Страница 3 из 7
История нас учит, что народы не вечны, что они рождаются, старятся и умирают, подобно отдельным человеческим индивидуальностям. При этом иногда происходит одно любопытное явление: тело известной нации на некоторый промежуток времени переживает ее душу. Иначе говоря, возможно эмпирическое существование нации, уже осуществившей свою мировую миссию и тем самым уже утратившей смысл своего бытия. Отсюда с несомненностью следует, что один лишь голый факт пребывания на земле определенной народности отнюдь еще не оправдывает этого пребывания перед лицом истины. Наличность "пустых", безыдейных, "мертвых" народов вполне совместима с учением национального миссионизма: он утверждает лишь, что каждый народ снабжен своей специальною идеей, но он не может настаивать на том, что эта идея неразрывно связана со всеми возрастами его исторической жизни. Бывает, что нация внешне еще существует, в то время как вложенная в нее "идея" уже давно ею изжита.

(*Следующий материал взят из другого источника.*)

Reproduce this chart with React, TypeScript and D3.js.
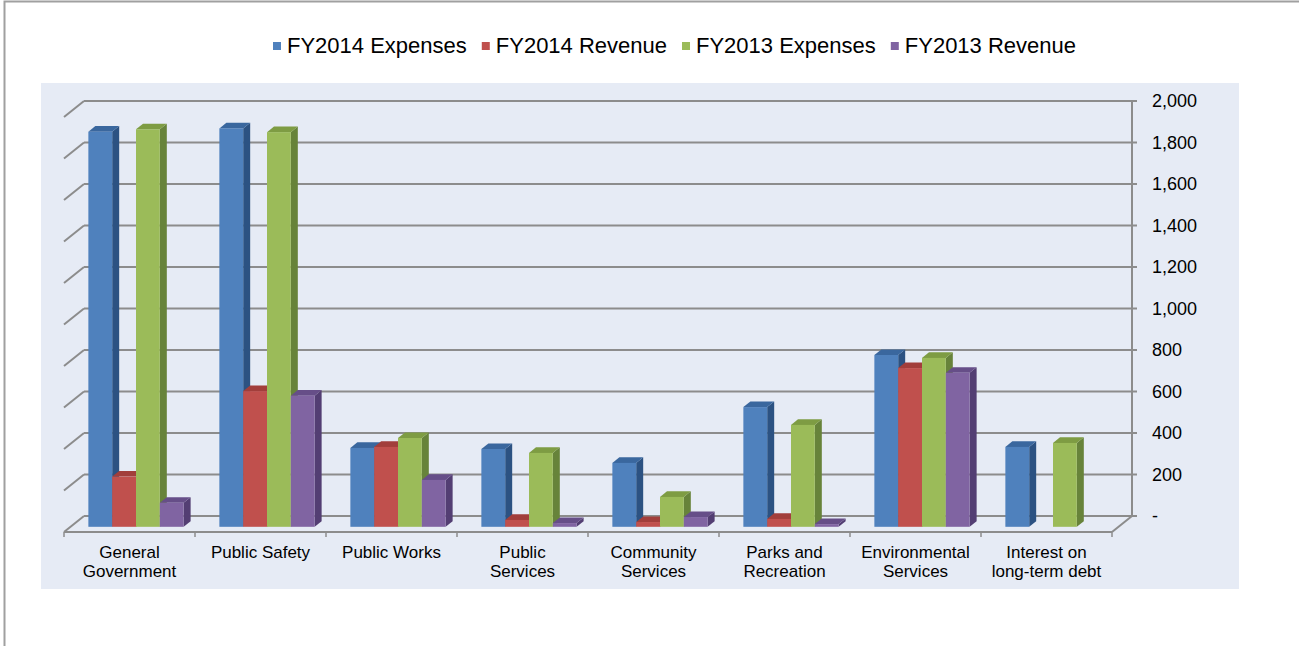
import React from 'react';
import * as d3 from 'd3';

const categories = [
  'General Government', 'Public Safety', 'Public Works', 'Public Services',
  'Community Services', 'Parks and Recreation', 'Environmental Services', 'Interest on long-term debt'
];
const categoryLines = [
  ['General', 'Government'], ['Public Safety'], ['Public Works'], ['Public', 'Services'],
  ['Community', 'Services'], ['Parks and', 'Recreation'], ['Environmental', 'Services'], ['Interest on', 'long-term debt']
];
const seriesNames = ['FY2014 Expenses', 'FY2014 Revenue', 'FY2013 Expenses', 'FY2013 Revenue'];
const fy2014Expenses = [1904, 1920, 380, 375, 308, 577, 828, 385];
const fy2014Revenue = [242, 654, 385, 33, 23, 38, 765, 0];
const fy2013Expenses = [1916, 1902, 428, 356, 144, 491, 814, 404];
const fy2013Revenue = [116, 632, 226, 18, 47, 13, 742, 0];
const yTicks = [0, 200, 400, 600, 800, 1000, 1200, 1400, 1600, 1800, 2000];

const seriesValues = [fy2014Expenses, fy2014Revenue, fy2013Expenses, fy2013Revenue];
// front, side, top
const palette = [
  ['#4f81bd', '#2c5282', '#3a679e'],
  ['#c0504d', '#8a2f2d', '#a23e3b'],
  ['#9bbb59', '#67833a', '#7e9c43'],
  ['#8064a2', '#533e73', '#664e88'],
];

const W = 1299;
const H = 646;
const FONT = '"Liberation Sans", Arial, sans-serif';

// depth of the 3D box
const DX = 20;
const DY = 16;
const floorY = 532;

const measure = (() => {
  let ctx: CanvasRenderingContext2D | null = null;
  return (txt: string, font: string) => {
    if (!ctx) ctx = document.createElement('canvas').getContext('2d');
    if (!ctx) return txt.length * 11;
    ctx.font = font;
    return ctx.measureText(txt).width;
  };
})();

const App = () => {
  const x = d3.scaleBand<string>().domain(categories).range([64, 1112]).padding(0);
  const y = d3.scaleLinear().domain([0, 2000]).range([floorY, 117]);
  const barW = x.bandwidth() / (seriesNames.length + 1.5);
  const fFront = 0.325;
  const fDepth = 0.35;
  const bdx = DX * fDepth;
  const bdy = DY * fDepth;

  const bars: React.ReactNode[] = [];
  categories.forEach((c, ci) => {
    seriesValues.forEach((vals, si) => {
      const v = vals[ci];
      if (!v) return;
      const x0 = (x(c) ?? 0) + barW * 0.75 + si * barW + DX * fFront;
      const x1 = x0 + barW;
      const base = y(0) - DY * fFront;
      const top = y(v) - DY * fFront;
      const [front, side, topC] = palette[si];
      bars.push(
        <g key={`${ci}-${si}`}>
          <polygon points={`${x1},${top} ${x1 + bdx},${top - bdy} ${x1 + bdx},${base - bdy} ${x1},${base}`} fill={side} />
          <polygon points={`${x0},${top} ${x0 + bdx},${top - bdy} ${x1 + bdx},${top - bdy} ${x1},${top}`} fill={topC} />
          <rect x={x0} y={top} width={barW} height={base - top} fill={front} />
        </g>
      );
    });
  });

  // legend layout
  const legendFont = `22px ${FONT}`;
  let lx = 273;
  const legendItems = seriesNames.map((n, i) => {
    const item = { name: n, x: lx, color: palette[i][0] };
    lx += 14 + measure(n, legendFont) + 15;
    return item;
  });

  const gridColor = '#8c8c8c';

  return (
    <svg width={W} height={H} style={{ position: 'absolute', left: 0, top: 0 }} fontFamily={FONT}>
      <rect x={0} y={0} width={W} height={H} fill="#ffffff" />
      <rect x={4.5} y={1.5} width={W + 20} height={H + 20} fill="#ffffff" stroke="#a0a0a0" strokeWidth={2} />
      <rect x={41} y={83} width={1198} height={506} fill="#e6ebf5" />

      {/* legend */}
      {legendItems.map(it => (
        <g key={it.name}>
          <rect x={it.x} y={42} width={8} height={8} fill={it.color} />
          <text x={it.x + 14} y={53} fontSize={22} fill="#000">{it.name}</text>
        </g>
      ))}

      {/* walls and gridlines */}
      {yTicks.map(t => (
        <g key={t} stroke={gridColor} strokeWidth={2} fill="none">
          <line x1={64} y1={y(t)} x2={64 + DX} y2={y(t) - DY} />
          <line x1={64 + DX} y1={y(t) - DY} x2={1112 + DX} y2={y(t) - DY} />
          <line x1={1112 + DX} y1={y(t) - DY} x2={1112 + DX + 5} y2={y(t) - DY} />
        </g>
      ))}
      <line x1={1112 + DX} y1={y(2000) - DY} x2={1112 + DX} y2={y(0) - DY} stroke={gridColor} strokeWidth={2} />
      <line x1={64} y1={floorY} x2={1112} y2={floorY} stroke={gridColor} strokeWidth={2} />
      <line x1={1112} y1={floorY} x2={1112 + DX} y2={floorY - DY} stroke={gridColor} strokeWidth={2} />
      {d3.range(categories.length + 1).map(i => {
        const xx = 64 + i * x.step();
        return <line key={i} x1={xx} y1={floorY} x2={xx} y2={floorY + 5} stroke={gridColor} strokeWidth={1.5} />;
      })}

      {bars}

      {/* right axis labels */}
      {yTicks.map(t => (
        <text key={t} x={1152} y={y(t) - DY} dy="0.36em" fontSize={18} fill="#000">
          {t === 0 ? '-' : d3.format(',')(t)}
        </text>
      ))}

      {/* category labels */}
      {categories.map((c, i) => (
        <text key={c} x={(x(c) ?? 0) + x.bandwidth() / 2} y={558} fontSize={17} textAnchor="middle" fill="#000">
          {categoryLines[i].map((l, li) => (
            <tspan key={li} x={(x(c) ?? 0) + x.bandwidth() / 2} dy={li === 0 ? 0 : 19}>{l}</tspan>
          ))}
        </text>
      ))}
    </svg>
  );
};

export default App;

Таким образом, миссионизм бессилен чем бы то ни было помочь исследователю вопроса о конкретной идейной жизненности тех или других исторических народов. Именно благодаря этому своему бессилию, он не помешал исповедовавшим его славянофилам провозгласить, что страны Западной Европы уже изжили смысл своего бытия, что "Запад прогнил".
Затем, в области философии нации есть еще одна проблема, для решения которой недостаточен абстрактный принцип миссионизма. Это -- проблема качественного содержания определенных национальных идей. Ведь, очевидно, что если каждый народ является специфическим, своеобразным выразителем общечеловеческой истины, то призвание одного народа существенно отлично от призвания другого. А если так, то возможно говорить и о градациях, о различных ступенях в сфере национальных миссий, о более совершенных, высших и о менее совершенных, низших национальных идеях. В самом деле, мыслимо ли, наприм., утверждать, что историческая миссия древней Халдеи качественно равнозначительна миссии древней Греции или древнего Рима, а призвание современного Китая или даже, скажем, Португалии качественно (т. е. существенно, а не формально) адекватно призванию современной России или Германии? Ясно, что тут должны быть проведены строго определенные грани, -тут нельзя успокаиваться на принципиальном провозглашении: suum cuique!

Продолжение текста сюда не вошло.